We will survive 3C alive and (sort of) well, just all of humanity affected, unless it triggers something like the clathrate gun - that one seems to have been mostly ruled out recently, fortunately, but there are other positive feedback loops (e.g. water vapor is a major greenhouse gas).
8C would be a major extinction event, but at that point what's left of humanity would be fully mobilized mitigating the problem (at that point you probably couldn't avoid geoengineering).
I don't like the 'temperature threshold', 'time limit', etc. rhetoric - it comes mostly from politicians and it leads to 'we can't do anything anyway' kind of thinking.
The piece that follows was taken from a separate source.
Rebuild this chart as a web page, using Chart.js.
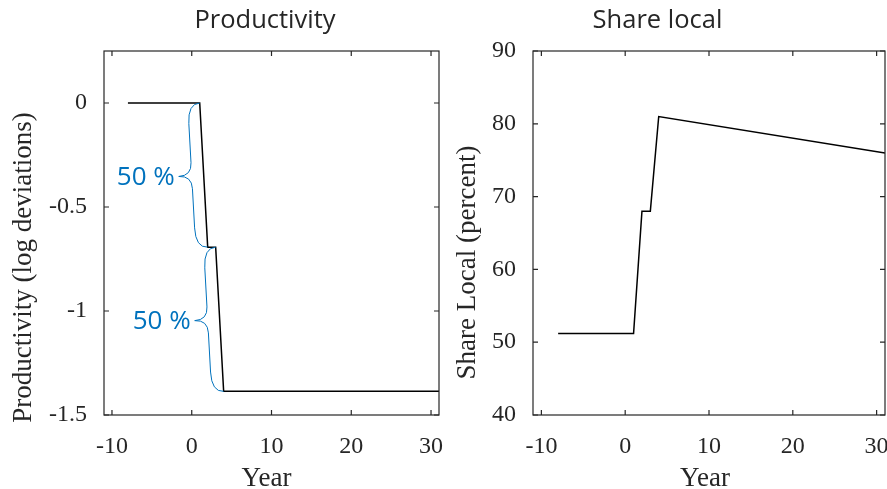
<!DOCTYPE html>
<html>
<head>
<meta charset="utf-8">
<script src="https://cdn.jsdelivr.net/npm/chart.js@4.4.1/dist/chart.umd.min.js"></script>
<style>
  html, body { margin: 0; padding: 0; background: #fff; }
  #wrap { position: relative; width: 887px; height: 489px; overflow: hidden; }
  canvas { position: absolute; top: 0; }
  #prod { left: 0; }
  #share { left: 450px; }
</style>
</head>
<body>
<div id="wrap">
  <canvas id="prod" width="450" height="489"></canvas>
  <canvas id="share" width="437" height="489"></canvas>
</div>
<script>
// Productivity path (log deviations) and share of local sourcing (percent) by year
const years = [-8, 1, 2, 3, 4, 31];
const productivity = [0, 0, -0.6931, -0.6931, -1.3863, -1.3863];
const shareYears = [-8, 1, 2, 3, 4, 31];
const shareLocal = [51.2, 51.2, 68, 68, 81, 76];

const yearTicks = [-10, 0, 10, 20, 30];
const productivityTicks = [-1.5, -1, -0.5, 0];
const shareTicks = [40, 50, 60, 70, 80, 90];

// Productivity drops marked with a brace: [first index, last index]
const drops = [[1, 2], [3, 4]];

const AXIS_COLOR = '#262626';
const BRACE_COLOR = '#0072BD';
const SERIF = '"Liberation Serif", "Times New Roman", serif';
const SANS = '"Open Sans", "Noto Sans", sans-serif';

Chart.defaults.font.family = SERIF;
Chart.defaults.color = AXIS_COLOR;

// Box around the plot area with inward tick marks on all four sides
const framePlugin = {
  id: 'frame',
  afterDraw(chart) {
    const { ctx, chartArea: a, scales: { x, y } } = chart;
    const len = 5;
    ctx.save();
    ctx.strokeStyle = AXIS_COLOR;
    ctx.lineWidth = 1.2;
    ctx.strokeRect(a.left, a.top, a.right - a.left, a.bottom - a.top);
    ctx.beginPath();
    x.ticks.forEach(t => {
      const px = x.getPixelForValue(t.value);
      ctx.moveTo(px, a.bottom); ctx.lineTo(px, a.bottom - len);
      ctx.moveTo(px, a.top); ctx.lineTo(px, a.top + len);
    });
    y.ticks.forEach(t => {
      const py = y.getPixelForValue(t.value);
      ctx.moveTo(a.left, py); ctx.lineTo(a.left + len, py);
      ctx.moveTo(a.right, py); ctx.lineTo(a.right - len, py);
    });
    ctx.stroke();
    ctx.restore();
  }
};

// Panel title and axis titles
const labelsPlugin = {
  id: 'labels',
  afterDraw(chart, args, opts) {
    const { ctx } = chart;
    ctx.save();
    ctx.fillStyle = AXIS_COLOR;
    ctx.textAlign = 'center';
    ctx.textBaseline = 'alphabetic';
    ctx.font = '25.5px ' + SANS;
    ctx.fillText(opts.title, opts.titleX, 28);
    ctx.font = '27px ' + SERIF;
    ctx.fillText(opts.xTitle, opts.xTitleX, 486);
    ctx.translate(opts.yTitleX, opts.yTitleY);
    ctx.rotate(-Math.PI / 2);
    ctx.textBaseline = 'middle';
    ctx.fillText(opts.yTitle, 0, 0);
    ctx.restore();
  }
};

function drawBrace(ctx, p0, p1, w, tip) {
  const dx = p1.x - p0.x, dy = p1.y - p0.y;
  const L = Math.hypot(dx, dy);
  const ux = dx / L, uy = dy / L;
  const nx = -uy, ny = ux;
  const P = (t, s) => [p0.x + ux * t + nx * s, p0.y + uy * t + ny * s];
  const a = 20, b = 13, h = L / 2;
  ctx.beginPath();
  ctx.moveTo(...P(0, 0));
  ctx.quadraticCurveTo(...P(0, w), ...P(a, w));
  ctx.lineTo(...P(h - b, w));
  ctx.quadraticCurveTo(...P(h, w), ...P(h, tip));
  ctx.quadraticCurveTo(...P(h, w), ...P(h + b, w));
  ctx.lineTo(...P(L - a, w));
  ctx.quadraticCurveTo(...P(L, w), ...P(L, 0));
  ctx.stroke();
  const t = P(h, tip);
  return { x: t[0], y: t[1] };
}

// Braces beside each productivity drop, labelled with the size of the drop
const bracePlugin = {
  id: 'braces',
  afterDatasetsDraw(chart) {
    const { ctx, scales: { x, y } } = chart;
    ctx.save();
    ctx.strokeStyle = BRACE_COLOR;
    ctx.fillStyle = BRACE_COLOR;
    ctx.lineWidth = 1;
    ctx.font = '26px ' + SANS;
    ctx.textAlign = 'right';
    ctx.textBaseline = 'middle';
    drops.forEach(([i, j]) => {
      const p0 = { x: x.getPixelForValue(years[i]), y: y.getPixelForValue(productivity[i]) };
      const p1 = { x: x.getPixelForValue(years[j]), y: y.getPixelForValue(productivity[j]) };
      const tipPt = drawBrace(ctx, p0, p1, 12, 25);
      const pct = Math.round((1 - Math.exp(productivity[j] - productivity[i])) * 100);
      ctx.fillText(pct + ' %', tipPt.x - 4, tipPt.y + 1);
    });
    ctx.restore();
  }
};

function makeChart(id, xs, ys, yMin, yMax, yTickVals, yAxisWidth, rightPad, labels, extra) {
  return new Chart(document.getElementById(id), {
    type: 'line',
    data: {
      datasets: [{
        data: xs.map((v, i) => ({ x: v, y: ys[i] })),
        borderColor: '#000',
        borderWidth: 1.5,
        pointRadius: 0,
        tension: 0,
        fill: false
      }]
    },
    options: {
      responsive: false,
      animation: false,
      devicePixelRatio: 1,
      layout: { padding: { top: 51, right: rightPad, left: 0, bottom: 0 } },
      scales: {
        x: {
          type: 'linear', min: -11, max: 31,
          grid: { display: false, drawTicks: false },
          border: { display: false },
          afterBuildTicks: s => { s.ticks = yearTicks.map(v => ({ value: v })); },
          afterFit: s => { s.height = 74; s.paddingLeft = 0; s.paddingRight = 0; },
          ticks: { font: { size: 24 }, padding: 17, maxRotation: 0, callback: v => String(v) }
        },
        y: {
          type: 'linear', min: yMin, max: yMax,
          grid: { display: false, drawTicks: false },
          border: { display: false },
          afterBuildTicks: s => { s.ticks = yTickVals.map(v => ({ value: v })); },
          afterFit: s => { s.width = yAxisWidth; s.paddingTop = 0; s.paddingBottom = 0; },
          ticks: { font: { size: 24 }, padding: 17, callback: v => String(v) }
        }
      },
      plugins: {
        legend: { display: false },
        tooltip: { enabled: false },
        labels: labels
      }
    },
    plugins: [framePlugin, labelsPlugin].concat(extra)
  });
}

makeChart('prod', years, productivity, -1.5, 0.25, productivityTicks, 104, 11,
  { title: 'Productivity', titleX: 265, xTitle: 'Year', xTitleX: 266.5,
    yTitle: 'Productivity (log deviations)', yTitleX: 24, yTitleY: 267.5 },
  [bracePlugin]);

makeChart('share', shareYears, shareLocal, 40, 90, shareTicks, 83, 2,
  { title: 'Share local', titleX: 207.5, xTitle: 'Year', xTitleX: 255,
    yTitle: 'Share Local (percent)', yTitleX: 18, yTitleY: 262.5 },
  []);
</script>
</body>
</html>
When we've gone past 2C (which I'm almost certain we will), 'we're all going to die' is not going to help - the problem is still there and still needs to be solved.
Note - current-ish projections aren't that bad: but 2C is the very optimistic scenario and I'm not sure the ongoing industrial rise of India and eventually Nigeria (and other large developing countries) is well estimated there.
i've generally been a fan of Climate Action Tracker's work in this regard; at least for the people in my circle, i think it very helpfully illustrates the range of most likely outcomes. right now its estimate is anywhere from 2.2C to 3.4C of warming, assuming we stick to established policies, with a best guess of 2.7C. (that sounds about right to me, tbh, absent a feedback loop) it also illustrates the impact of committing to better policies
Thanks, I wasn't aware of that source - though this seems - incomplete (I am aware this is probably outside of their control)
EDIT: I'm being intentionally pessimistic because I assume a lot of industrial growth - still powered by coal (at least one China's worth) and I basically expect every target to be not met (which so far has mostly been the case).